Siji – Tell me about your new position here at Jobra. What is it? What have you learned so far and why did you guys even decide to start this position?

Sharon – Well, okay so my position kind of transformed over the time. So when I first started I was just a volunteer, maybe going to do research. Then I started facilitating workshops with another volunteer, Allison Happ and that was the micro-credit workshop. So we kind of were just like being project coordinators, in that regard. And then after that, after the workshops ended, we became board members, both Allison and I. So we are on the board now of the Cooperative and we are also taking on the specific title of volunteer coordination to see how we can get other volunteers to support the Jobra Centre and just kind of centralize all the work that’s going on so that we know that we are going toward together in the same direction.

But that’s another one of the problems with the Jobra Centre; it’s a hundred percent volunteer-run. No one gets paid, this is no one’s full time job but it is a business. It is an enterprise that needs a lot of attention and on top of that it has a social and community mission. So without that, everyone has varying levels of participation, everyone has varying levels of commitment. There is no real, like solid plan that’s being put down and that’s going forth. So we have a lot of problems in terms of volunteers. They come and don’t necessarily know what they should do. Or some people come; they have their own ideas that might not necessarily fit in with the mission of the cooperative. So that’s why right now, we are at the very beginning stages of thinking, what’s the way forward that we can use to build a whole community, even a volunteer community, if I want to talk about what specifically my position’s going to be. But a volunteer community, a community that can just work to prop up the Centre and establish it as a grassroots hub for the whole Parc-Extension region.
Siji – Sounds good. I think the last question will be, what do you think, what do you envision the future of the Jobra Centre to be like? Or if you could choose any future for the Jobra Centre, what you envision it as being?

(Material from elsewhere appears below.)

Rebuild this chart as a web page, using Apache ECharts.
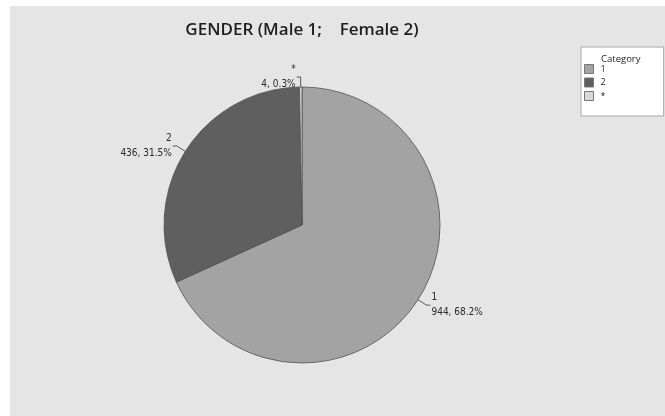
<!DOCTYPE html>
<html>
<head>
<meta charset="utf-8">
<style>
  html, body { margin: 0; padding: 0; background: #ffffff; }
  #chart { width: 665px; height: 416px; }
</style>
<script src="https://cdn.jsdelivr.net/npm/echarts@6/dist/echarts.min.js"></script>
</head>
<body>
<div id="chart"></div>
<script>
// Gender counts (1 = male, 2 = female, * = missing)
const categories = ['1', '2', '*'];
const counts = [944, 436, 4];
const sliceColors = ['#a3a3a3', '#5f5f5f', '#dadada'];

const chart = echarts.init(document.getElementById('chart'));

const pieData = categories.map((name, i) => ({
  name: name,
  value: counts[i],
  itemStyle: { color: sliceColors[i] }
}));

chart.setOption({
  backgroundColor: 'transparent',
  animation: false,
  graphic: [{
    type: 'rect',
    z: -10,
    silent: true,
    shape: { x: 10, y: 6, width: 660, height: 420 },
    style: { fill: '#e5e5e5' }
  }],
  title: [{
    text: 'GENDER (Male 1;    Female 2)',
    left: 297,
    top: 17,
    textAlign: 'center',
    textStyle: {
      fontFamily: 'Open Sans',
      fontSize: 17,
      fontWeight: 600,
      color: '#1e1e1e'
    }
  }, {
    text: 'Category',
    left: 601,
    top: 54,
    padding: 0,
    textStyle: {
      fontFamily: 'Open Sans',
      fontSize: 9.5,
      fontWeight: 'normal',
      color: '#222'
    }
  }],
  legend: {
    orient: 'vertical',
    left: 581,
    top: 47,
    backgroundColor: '#ffffff',
    borderColor: '#a8a8a8',
    borderWidth: 1,
    borderRadius: 0,
    padding: [17, 58, 15, 3],
    itemWidth: 9,
    itemHeight: 9,
    itemGap: 3.5,
    icon: 'rect',
    selectedMode: false,
    itemStyle: { borderColor: '#777', borderWidth: 1 },
    textStyle: { fontFamily: 'Open Sans', fontSize: 9, color: '#222', padding: [0, 0, 0, 2] },
    data: categories
  },
  series: [{
    type: 'pie',
    center: [302, 225],
    radius: 138,
    startAngle: 90,
    clockwise: true,
    percentPrecision: 1,
    avoidLabelOverlap: false,
    itemStyle: { borderColor: '#505050', borderWidth: 0.8 },
    emphasis: { disabled: true },
    label: {
      show: true,
      position: 'outside',
      formatter: '{b}\n{c}, {d}%',
      fontFamily: 'Liberation Sans Narrow, DejaVu Sans Condensed, Open Sans',
      fontSize: 10,
      lineHeight: 15,
      color: '#2a2a2a',
      distanceToLabelLine: 1
    },
    labelLine: {
      show: true,
      length: 10,
      length2: 4,
      lineStyle: { color: '#333', width: 0.8 }
    },
    data: pieData
  }]
});
</script>
</body>
</html>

Sharon – I would just want the Jobra Centre to actually realize its goals. So as a solidarity cooperative, that means there’s a variety of different community stakeholders, who are supposed to be members in the Coop and the profits from the Coop are supposed to be reinvested into the community to improve the community, the Parc-Extension community as decided by the members of the Cooperative. I want it to become that so that way it becomes a very transparent, very popular community/communitarian business in that sense. You know what I mean? So, I want it to become a place that generates enough profit to be reinvested into the community so that it becomes something that the community feels that they have ownership over and also I just want it to extend its community mission because obviously dealing with some of the setbacks that come with running a business, there might be neglect of some of the community projects. So, I want it to be able to do both of those; realize its goals as a solidarity cooperative, as a business, and as a community hub.

Siji – Thank you very much, it was an excellent interview!